Dalsza część artykułu pod materiałem wideo
"Super Express" pytał też generała, czy jego zdaniem Wołodymyr Zełenski dobrze prowadzi wojnę. - Działania armii ukraińskiej są przemyślane. Proszę zwrócić uwagę, że Ukraina miała bardzo mało czasu, aby dokonać gruntownej modernizacji armii. Porównując obecny okres do 2014 r., można zaobserwować ogromny przeskok. Ukraińska armia jest zdolna do prowadzenia działań. Działa mądrzej od rosyjskich agresorów i potrafi wykorzystać nowoczesne uzbrojenie NATO.
Cios zadany Rosji
Wciąż nie wiadomo, co wydarzyło się 9 sierpnia w bazie lotniczej Saki na Krymie. Nie znamy przyczyny serii eksplozji, która wstrząsnęła lotniskiem. Jednak, jak informują źródła na Krymie, lotnisko, z którego przeprowadzano lotnicze ataki na Ukrainę, jest najprawdopodobniej znacznie uszkodzone. Świadczyć ma o tym fakt zwiększonej liczby lotów rosyjskich maszyn z bazy Belbek pod Sewastopolem.

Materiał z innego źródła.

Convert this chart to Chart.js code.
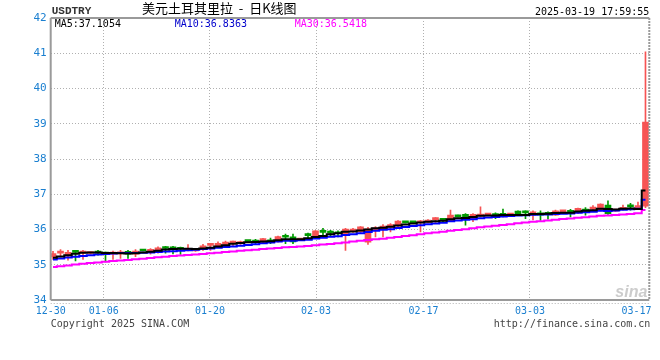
<!DOCTYPE html>
<html><head><meta charset="utf-8">
<script src="https://cdn.jsdelivr.net/npm/chart.js@4/dist/chart.umd.min.js"></script>
<style>html,body{margin:0;padding:0;background:#fff}#wrap{width:660px;height:360px;position:relative}</style>
</head><body><div id="wrap"><canvas id="c" width="660" height="360"></canvas></div>
<script>
// ---- data (daily candles 12-30 .. 03-19) ----
const opens  = [35.22,35.33,35.25,35.37,35.33,35.32,35.37,35.31,35.30,35.31,35.38,35.30,35.41,35.355,35.385,35.47,35.465,35.45,35.41,35.39,
                35.44,35.55,35.53,35.58,35.615,35.60,35.665,35.665,35.64,35.67,35.665,35.80,35.79,35.70,35.84,35.76,35.94,35.91,35.895,35.885,
                35.935,35.935,35.64,35.97,36.01,36.06,36.10,36.22,36.22,36.19,36.20,36.28,36.27,36.25,36.40,36.43,36.29,36.38,36.41,36.45,
                36.41,36.41,36.52,36.48,36.41,36.47,36.44,36.41,36.50,36.51,36.47,36.53,36.58,36.55,36.69,36.52,36.57,36.68,36.62,36.66];
const highs  = [35.38,35.43,35.41,35.41,35.41,35.36,35.41,35.36,35.39,35.41,35.41,35.43,35.41,35.46,35.51,35.52,35.52,35.50,35.57,35.44,
                35.58,35.60,35.65,35.67,35.67,35.67,35.665,35.72,35.75,35.76,35.81,35.87,35.87,35.73,35.90,35.97,36.03,35.98,35.96,36.03,
                36.03,36.08,36.06,36.08,36.14,36.17,36.25,36.22,36.22,36.26,36.28,36.34,36.31,36.55,36.41,36.45,36.45,36.64,36.46,36.47,
                36.58,36.43,36.53,36.53,36.53,36.53,36.50,36.55,36.52,36.57,36.61,36.62,36.68,36.73,36.81,36.56,36.69,36.74,36.78,41.04];
const lows   = [35.15,35.22,35.13,35.11,35.15,35.31,35.27,35.08,35.15,35.18,35.18,35.23,35.39,35.30,35.33,35.33,35.31,35.29,35.39,35.38,
                35.41,35.41,35.50,35.56,35.51,35.58,35.655,35.58,35.60,35.60,35.64,35.60,35.60,35.69,35.74,35.74,35.82,35.82,35.79,35.41,
                35.92,35.92,35.58,35.79,35.79,35.93,36.08,36.19,36.19,35.93,36.19,36.20,36.20,36.22,36.355,36.12,36.22,36.36,36.40,36.31,
                36.36,36.40,36.40,36.31,36.27,36.26,36.29,36.40,36.49,36.36,36.45,36.41,36.53,36.53,36.43,36.51,36.55,36.55,36.60,36.62];
const closes = [35.32,35.345,35.35,35.35,35.345,35.35,35.33,35.30,35.33,35.32,35.30,35.39,35.39,35.44,35.48,35.46,35.455,35.44,35.44,35.43,
                35.535,35.56,35.61,35.64,35.625,35.65,35.655,35.64,35.745,35.65,35.80,35.78,35.65,35.72,35.825,35.96,35.92,35.895,35.88,36.01,
                36.01,36.075,36.02,36.05,36.10,36.14,36.24,36.19,36.19,36.22,36.265,36.29,36.26,36.41,36.36,36.31,36.43,36.43,36.45,36.36,
                36.40,36.42,36.41,36.47,36.50,36.41,36.43,36.53,36.51,36.49,36.60,36.52,36.61,36.72,36.45,36.55,36.63,36.64,36.65,39.05];
// closes of the 29 days before the window (estimated from where the MA lines start)
const priorCloses = [34.62,34.64,34.66,34.70,34.72,34.74,34.73,34.78,34.80,34.82,34.85,34.86,34.88,34.90,34.92,
                     34.94,34.96,34.98,35.00,35.03,35.05,35.08,35.10,35.12,35.14,35.15,35.16,35.17,35.18];
const tickLabels = ['12-30','01-06','01-20','02-03','02-17','03-03','03-17'];
const tickPos    = [-0.3, 6.77, 20.93, 35.07, 49.41, 63.6, 77.8];
const yTicks     = [34,35,36,37,38,39,40,41,42];
const maLabels   = ['MA5:37.1054','MA10:36.8363','MA30:36.5418'];
const symbol = 'USDTRY';
const title  = '美元土耳其里拉  -  日K线图';
const stamp  = '2025-03-19 17:59:55';
const copyright = 'Copyright 2025 SINA.COM';
const url = 'http://finance.sina.com.cn';

// ---- styles ----
const UP = '#f65454', DOWN = '#009a00';
const MA_COLORS = ['#000000','#0000ff','#ff00ff'];
const MA_TEXT = ['#000000','#0000cc','#ff00ff'];
const TICK_BLUE = '#1a7fd0';
const GRID = '#b0b0b0';
const MONO = '"DejaVu Sans Mono", "Liberation Mono", monospace';

function movingAvg(n){
  const all = priorCloses.concat(closes), off = priorCloses.length;
  return closes.map((_, i) => { let s = 0; for (let k = i + off - n + 1; k <= i + off; k++) s += all[k]; return s / n; });
}
const ma5 = movingAvg(5), ma10 = movingAvg(10), ma30 = movingAvg(30);
const colors = closes.map((c, i) => c >= opens[i] ? UP : DOWN);

const frame = {
  id: 'frame',
  afterDatasetsDraw(chart){
    const {ctx, chartArea: a} = chart;
    ctx.save();
    ctx.strokeStyle = '#9a9a9a'; ctx.lineWidth = 2;
    ctx.beginPath();
    ctx.moveTo(a.left, a.top); ctx.lineTo(a.right, a.top);
    ctx.moveTo(a.left, a.top); ctx.lineTo(a.left, a.bottom);
    ctx.moveTo(a.left, a.bottom); ctx.lineTo(a.right, a.bottom);
    ctx.stroke();
    ctx.setLineDash([2,1]);
    ctx.beginPath(); ctx.moveTo(a.right, a.top); ctx.lineTo(a.right, a.bottom); ctx.stroke();
    ctx.lineWidth = 1; ctx.strokeStyle = '#b0b0b0'; ctx.setLineDash([1,2]);
    ctx.beginPath(); ctx.moveTo(a.left, a.bottom + 3.5); ctx.lineTo(a.right, a.bottom + 3.5); ctx.stroke();
    ctx.restore();
  },
  afterDraw(chart){
    const {ctx, chartArea: a} = chart;
    ctx.save();
    ctx.textBaseline = 'middle';
    ctx.font = 'bold 11px "Liberation Mono", monospace'; ctx.fillStyle = '#333';
    ctx.textAlign = 'left'; ctx.fillText(symbol, a.left + 1, 11);
    ctx.font = '13px "Noto Sans CJK SC", sans-serif'; ctx.fillStyle = '#000';
    ctx.fillText(title, 142, 8);
    ctx.font = '10px ' + MONO; ctx.fillStyle = '#000';
    ctx.textAlign = 'right'; ctx.fillText(stamp, a.right, 12);
    ctx.textAlign = 'left';
    const mx = [a.left + 4, a.left + 124, a.left + 244];
    maLabels.forEach((t, i) => { ctx.fillStyle = MA_TEXT[i]; ctx.fillText(t, mx[i], 24); });
    ctx.fillStyle = '#444';
    ctx.fillText(copyright, a.left, 324);
    ctx.textAlign = 'right'; ctx.fillText(url, a.right + 1, 324);
    // faint watermark
    ctx.font = 'italic bold 16px "Liberation Sans", sans-serif'; ctx.fillStyle = '#cccccc';
    ctx.fillText('sina', a.right - 2, a.bottom - 7);
    ctx.restore();
  }
};

new Chart(document.getElementById('c'), {
  type: 'bar',
  data: {
    datasets: [
      {type:'line', data: ma5.map((v,i)=>({x:i,y:v})), borderColor: MA_COLORS[0], borderWidth: 2, pointRadius: 0, stepped: 'middle'},
      {type:'line', data: ma10.map((v,i)=>({x:i,y:v})), borderColor: MA_COLORS[1], borderWidth: 2, pointRadius: 0, stepped: 'middle'},
      {type:'line', data: ma30.map((v,i)=>({x:i,y:v})), borderColor: MA_COLORS[2], borderWidth: 2, pointRadius: 0, stepped: 'middle'},
      {data: opens.map((o,i)=>({x:i, y:[o, closes[i]]})), backgroundColor: colors, barThickness: 6, minBarLength: 2, grouped: false},
      {data: lows.map((l,i)=>({x:i, y:[l, highs[i]]})), backgroundColor: colors, barThickness: 1, grouped: false}
    ]
  },
  options: {
    responsive: false, animation: false, events: [],
    layout: {padding: {top: 18, right: 10.7, left: 0, bottom: 0}},
    plugins: {legend: {display: false}, tooltip: {enabled: false}},
    scales: {
      x: {
        type: 'linear', min: -0.307, max: 79.51, offset: false,
        afterBuildTicks: s => { s.ticks = tickPos.map(v => ({value: v})); },
        afterFit: s => { s.height = 60; },
        grid: {offset: false, drawTicks: false, color: c => (c.index === 0 || c.index === tickPos.length - 1) ? 'rgba(0,0,0,0)' : GRID, lineWidth: 1},
        border: {display: false, dash: [1,2]},
        ticks: {autoSkip: false, maxRotation: 0, padding: 5, color: TICK_BLUE, font: {family: MONO, size: 10},
                callback: (v, i) => tickLabels[i]}
      },
      y: {
        min: 34, max: 42,
        afterBuildTicks: s => { s.ticks = yTicks.map(v => ({value: v})); },
        afterFit: s => { s.width = 50.7; },
        grid: {drawTicks: false, color: c => (c.tick.value === 34 || c.tick.value === 42) ? 'rgba(0,0,0,0)' : GRID, lineWidth: 1},
        border: {display: false, dash: [1,2]},
        ticks: {padding: 4, color: TICK_BLUE, font: {family: MONO, size: 11}, callback: v => String(v)}
      }
    }
  },
  plugins: [frame]
});
</script>
</body></html>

Według ukraińskiej armii w wyniku eksplozji na lotnisku Saki zniszczonych zostało co najmniej dziewięć rosyjskich samolotów. Wybuchy miały uszkodzić też liczne budynki mieszkalne w Nowofedoriwce. Rosyjskie władze podają, że w wybuchach zginęła jedna osoba, a kilkanaście zostało rannych.
Eksplozje w bazie Saki miały wywołać panikę na Krymie i eksodus Rosjan z okupowanego od 2014 roku półwyspu. Już dwie godziny po ataku prowadzący z półwyspu na stały ląd most Krymski został zatkany samochodami z wyjeżdżającymi.